→ **What is being asked**:
Please output every line of the material as it stands, without the pictures.

→ **Material provided**:
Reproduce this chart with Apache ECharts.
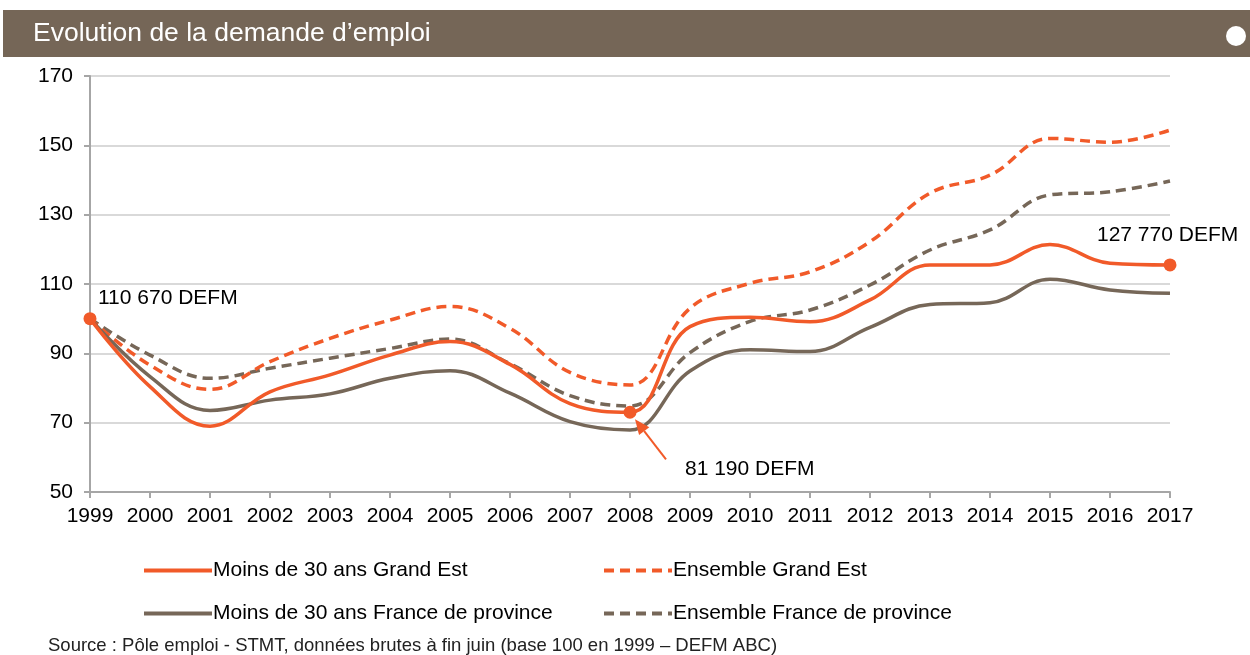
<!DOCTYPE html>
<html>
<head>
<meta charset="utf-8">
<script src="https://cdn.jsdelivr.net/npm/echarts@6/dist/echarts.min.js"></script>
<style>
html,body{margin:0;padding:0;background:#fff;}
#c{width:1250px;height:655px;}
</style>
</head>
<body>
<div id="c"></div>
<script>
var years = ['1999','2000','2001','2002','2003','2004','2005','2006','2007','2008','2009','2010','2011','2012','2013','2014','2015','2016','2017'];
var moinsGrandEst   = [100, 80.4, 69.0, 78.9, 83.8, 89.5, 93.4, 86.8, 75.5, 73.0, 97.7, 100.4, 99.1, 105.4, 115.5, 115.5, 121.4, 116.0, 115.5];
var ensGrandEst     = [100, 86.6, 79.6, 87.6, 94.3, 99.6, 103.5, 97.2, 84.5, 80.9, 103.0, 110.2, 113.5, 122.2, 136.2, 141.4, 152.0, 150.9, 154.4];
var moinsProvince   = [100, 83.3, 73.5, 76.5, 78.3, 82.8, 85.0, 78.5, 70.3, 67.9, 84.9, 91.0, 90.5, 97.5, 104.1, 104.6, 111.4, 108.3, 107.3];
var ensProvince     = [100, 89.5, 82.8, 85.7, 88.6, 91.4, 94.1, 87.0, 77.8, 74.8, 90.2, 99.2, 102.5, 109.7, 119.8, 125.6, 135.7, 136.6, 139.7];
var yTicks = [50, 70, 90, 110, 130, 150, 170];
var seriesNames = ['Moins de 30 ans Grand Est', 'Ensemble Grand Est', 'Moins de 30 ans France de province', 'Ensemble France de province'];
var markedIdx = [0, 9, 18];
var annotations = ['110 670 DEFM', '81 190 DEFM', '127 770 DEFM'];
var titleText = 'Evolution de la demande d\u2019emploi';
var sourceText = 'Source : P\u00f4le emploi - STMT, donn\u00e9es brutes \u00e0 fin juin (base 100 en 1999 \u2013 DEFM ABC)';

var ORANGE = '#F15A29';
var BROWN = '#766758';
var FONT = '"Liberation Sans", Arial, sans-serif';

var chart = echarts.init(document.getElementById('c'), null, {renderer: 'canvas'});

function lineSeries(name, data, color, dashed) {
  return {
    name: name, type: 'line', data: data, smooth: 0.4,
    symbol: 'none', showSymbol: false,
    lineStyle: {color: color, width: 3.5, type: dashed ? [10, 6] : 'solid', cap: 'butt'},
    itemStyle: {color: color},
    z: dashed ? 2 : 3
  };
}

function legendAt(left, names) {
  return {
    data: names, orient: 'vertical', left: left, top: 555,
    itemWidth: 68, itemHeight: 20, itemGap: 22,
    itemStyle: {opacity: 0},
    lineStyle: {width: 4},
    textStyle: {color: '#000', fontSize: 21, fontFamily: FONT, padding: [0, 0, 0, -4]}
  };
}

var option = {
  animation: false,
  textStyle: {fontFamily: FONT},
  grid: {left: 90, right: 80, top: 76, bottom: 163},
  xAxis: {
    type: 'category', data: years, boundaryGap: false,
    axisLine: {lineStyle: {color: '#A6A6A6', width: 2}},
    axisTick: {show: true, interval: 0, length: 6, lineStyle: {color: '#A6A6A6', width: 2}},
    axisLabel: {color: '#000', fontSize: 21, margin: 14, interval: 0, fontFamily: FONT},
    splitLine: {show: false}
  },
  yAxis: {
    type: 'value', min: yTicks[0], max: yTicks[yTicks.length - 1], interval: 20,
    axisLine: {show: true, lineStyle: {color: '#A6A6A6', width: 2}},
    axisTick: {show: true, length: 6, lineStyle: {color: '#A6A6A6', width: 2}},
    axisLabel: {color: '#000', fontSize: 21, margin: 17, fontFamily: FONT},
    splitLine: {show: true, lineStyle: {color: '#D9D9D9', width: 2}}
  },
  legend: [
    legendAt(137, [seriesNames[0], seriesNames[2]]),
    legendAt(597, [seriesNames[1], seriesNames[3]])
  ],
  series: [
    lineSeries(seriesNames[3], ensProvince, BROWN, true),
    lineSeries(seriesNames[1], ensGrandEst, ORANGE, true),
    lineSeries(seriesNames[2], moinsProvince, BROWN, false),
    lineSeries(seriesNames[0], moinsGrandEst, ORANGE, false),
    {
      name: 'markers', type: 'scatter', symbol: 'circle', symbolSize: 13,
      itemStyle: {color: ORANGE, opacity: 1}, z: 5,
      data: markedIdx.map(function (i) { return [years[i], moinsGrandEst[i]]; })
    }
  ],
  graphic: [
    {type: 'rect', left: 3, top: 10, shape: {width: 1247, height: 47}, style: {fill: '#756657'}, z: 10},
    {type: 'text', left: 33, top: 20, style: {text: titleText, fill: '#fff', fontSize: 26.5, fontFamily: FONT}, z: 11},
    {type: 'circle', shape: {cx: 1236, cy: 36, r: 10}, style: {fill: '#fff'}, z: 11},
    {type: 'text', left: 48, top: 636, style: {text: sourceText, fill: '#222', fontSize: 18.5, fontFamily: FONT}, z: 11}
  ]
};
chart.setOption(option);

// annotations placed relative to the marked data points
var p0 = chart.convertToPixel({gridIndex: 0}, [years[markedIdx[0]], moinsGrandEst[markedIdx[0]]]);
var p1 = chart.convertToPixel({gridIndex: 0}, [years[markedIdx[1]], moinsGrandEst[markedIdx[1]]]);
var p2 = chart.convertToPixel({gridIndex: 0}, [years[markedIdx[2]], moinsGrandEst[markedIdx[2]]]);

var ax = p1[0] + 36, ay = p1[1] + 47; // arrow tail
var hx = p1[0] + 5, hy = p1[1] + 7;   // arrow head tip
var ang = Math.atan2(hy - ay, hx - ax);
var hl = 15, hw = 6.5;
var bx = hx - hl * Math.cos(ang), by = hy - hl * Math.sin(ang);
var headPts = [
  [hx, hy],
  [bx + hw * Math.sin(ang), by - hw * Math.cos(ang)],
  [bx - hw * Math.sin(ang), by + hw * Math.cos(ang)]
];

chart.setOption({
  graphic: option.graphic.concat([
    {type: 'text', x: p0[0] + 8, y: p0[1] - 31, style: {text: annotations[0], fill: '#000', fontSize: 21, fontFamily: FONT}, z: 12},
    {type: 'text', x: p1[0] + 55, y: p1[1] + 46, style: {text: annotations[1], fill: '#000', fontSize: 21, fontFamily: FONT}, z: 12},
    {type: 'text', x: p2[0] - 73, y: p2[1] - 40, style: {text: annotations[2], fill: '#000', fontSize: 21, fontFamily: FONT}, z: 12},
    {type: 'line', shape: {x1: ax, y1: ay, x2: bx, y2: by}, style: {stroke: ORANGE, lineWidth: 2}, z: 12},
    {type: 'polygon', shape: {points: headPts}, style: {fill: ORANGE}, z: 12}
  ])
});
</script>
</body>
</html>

→ **Solved problem**:
Reproduce this chart with Apache ECharts.
<!DOCTYPE html>
<html>
<head>
<meta charset="utf-8">
<script src="https://cdn.jsdelivr.net/npm/echarts@6/dist/echarts.min.js"></script>
<style>
html,body{margin:0;padding:0;background:#fff;}
#c{width:1250px;height:655px;}
</style>
</head>
<body>
<div id="c"></div>
<script>
var years = ['1999','2000','2001','2002','2003','2004','2005','2006','2007','2008','2009','2010','2011','2012','2013','2014','2015','2016','2017'];
var moinsGrandEst   = [100, 80.4, 69.0, 78.9, 83.8, 89.5, 93.4, 86.8, 75.5, 73.0, 97.7, 100.4, 99.1, 105.4, 115.5, 115.5, 121.4, 116.0, 115.5];
var ensGrandEst     = [100, 86.6, 79.6, 87.6, 94.3, 99.6, 103.5, 97.2, 84.5, 80.9, 103.0, 110.2, 113.5, 122.2, 136.2, 141.4, 152.0, 150.9, 154.4];
var moinsProvince   = [100, 83.3, 73.5, 76.5, 78.3, 82.8, 85.0, 78.5, 70.3, 67.9, 84.9, 91.0, 90.5, 97.5, 104.1, 104.6, 111.4, 108.3, 107.3];
var ensProvince     = [100, 89.5, 82.8, 85.7, 88.6, 91.4, 94.1, 87.0, 77.8, 74.8, 90.2, 99.2, 102.5, 109.7, 119.8, 125.6, 135.7, 136.6, 139.7];
var yTicks = [50, 70, 90, 110, 130, 150, 170];
var seriesNames = ['Moins de 30 ans Grand Est', 'Ensemble Grand Est', 'Moins de 30 ans France de province', 'Ensemble France de province'];
var markedIdx = [0, 9, 18];
var annotations = ['110 670 DEFM', '81 190 DEFM', '127 770 DEFM'];
var titleText = 'Evolution de la demande d\u2019emploi';
var sourceText = 'Source : P\u00f4le emploi - STMT, donn\u00e9es brutes \u00e0 fin juin (base 100 en 1999 \u2013 DEFM ABC)';

var ORANGE = '#F15A29';
var BROWN = '#766758';
var FONT = '"Liberation Sans", Arial, sans-serif';

var chart = echarts.init(document.getElementById('c'), null, {renderer: 'canvas'});

function lineSeries(name, data, color, dashed) {
  return {
    name: name, type: 'line', data: data, smooth: 0.4,
    symbol: 'none', showSymbol: false,
    lineStyle: {color: color, width: 3.5, type: dashed ? [10, 6] : 'solid', cap: 'butt'},
    itemStyle: {color: color},
    z: dashed ? 2 : 3
  };
}

function legendAt(left, names) {
  return {
    data: names, orient: 'vertical', left: left, top: 555,
    itemWidth: 68, itemHeight: 20, itemGap: 22,
    itemStyle: {opacity: 0},
    lineStyle: {width: 4},
    textStyle: {color: '#000', fontSize: 21, fontFamily: FONT, padding: [0, 0, 0, -4]}
  };
}

var option = {
  animation: false,
  textStyle: {fontFamily: FONT},
  grid: {left: 90, right: 80, top: 76, bottom: 163},
  xAxis: {
    type: 'category', data: years, boundaryGap: false,
    axisLine: {lineStyle: {color: '#A6A6A6', width: 2}},
    axisTick: {show: true, interval: 0, length: 6, lineStyle: {color: '#A6A6A6', width: 2}},
    axisLabel: {color: '#000', fontSize: 21, margin: 14, interval: 0, fontFamily: FONT},
    splitLine: {show: false}
  },
  yAxis: {
    type: 'value', min: yTicks[0], max: yTicks[yTicks.length - 1], interval: 20,
    axisLine: {show: true, lineStyle: {color: '#A6A6A6', width: 2}},
    axisTick: {show: true, length: 6, lineStyle: {color: '#A6A6A6', width: 2}},
    axisLabel: {color: '#000', fontSize: 21, margin: 17, fontFamily: FONT},
    splitLine: {show: true, lineStyle: {color: '#D9D9D9', width: 2}}
  },
  legend: [
    legendAt(137, [seriesNames[0], seriesNames[2]]),
    legendAt(597, [seriesNames[1], seriesNames[3]])
  ],
  series: [
    lineSeries(seriesNames[3], ensProvince, BROWN, true),
    lineSeries(seriesNames[1], ensGrandEst, ORANGE, true),
    lineSeries(seriesNames[2], moinsProvince, BROWN, false),
    lineSeries(seriesNames[0], moinsGrandEst, ORANGE, false),
    {
      name: 'markers', type: 'scatter', symbol: 'circle', symbolSize: 13,
      itemStyle: {color: ORANGE, opacity: 1}, z: 5,
      data: markedIdx.map(function (i) { return [years[i], moinsGrandEst[i]]; })
    }
  ],
  graphic: [
    {type: 'rect', left: 3, top: 10, shape: {width: 1247, height: 47}, style: {fill: '#756657'}, z: 10},
    {type: 'text', left: 33, top: 20, style: {text: titleText, fill: '#fff', fontSize: 26.5, fontFamily: FONT}, z: 11},
    {type: 'circle', shape: {cx: 1236, cy: 36, r: 10}, style: {fill: '#fff'}, z: 11},
    {type: 'text', left: 48, top: 636, style: {text: sourceText, fill: '#222', fontSize: 18.5, fontFamily: FONT}, z: 11}
  ]
};
chart.setOption(option);

// annotations placed relative to the marked data points
var p0 = chart.convertToPixel({gridIndex: 0}, [years[markedIdx[0]], moinsGrandEst[markedIdx[0]]]);
var p1 = chart.convertToPixel({gridIndex: 0}, [years[markedIdx[1]], moinsGrandEst[markedIdx[1]]]);
var p2 = chart.convertToPixel({gridIndex: 0}, [years[markedIdx[2]], moinsGrandEst[markedIdx[2]]]);

var ax = p1[0] + 36, ay = p1[1] + 47; // arrow tail
var hx = p1[0] + 5, hy = p1[1] + 7;   // arrow head tip
var ang = Math.atan2(hy - ay, hx - ax);
var hl = 15, hw = 6.5;
var bx = hx - hl * Math.cos(ang), by = hy - hl * Math.sin(ang);
var headPts = [
  [hx, hy],
  [bx + hw * Math.sin(ang), by - hw * Math.cos(ang)],
  [bx - hw * Math.sin(ang), by + hw * Math.cos(ang)]
];

chart.setOption({
  graphic: option.graphic.concat([
    {type: 'text', x: p0[0] + 8, y: p0[1] - 31, style: {text: annotations[0], fill: '#000', fontSize: 21, fontFamily: FONT}, z: 12},
    {type: 'text', x: p1[0] + 55, y: p1[1] + 46, style: {text: annotations[1], fill: '#000', fontSize: 21, fontFamily: FONT}, z: 12},
    {type: 'text', x: p2[0] - 73, y: p2[1] - 40, style: {text: annotations[2], fill: '#000', fontSize: 21, fontFamily: FONT}, z: 12},
    {type: 'line', shape: {x1: ax, y1: ay, x2: bx, y2: by}, style: {stroke: ORANGE, lineWidth: 2}, z: 12},
    {type: 'polygon', shape: {points: headPts}, style: {fill: ORANGE}, z: 12}
  ])
});
</script>
</body>
</html>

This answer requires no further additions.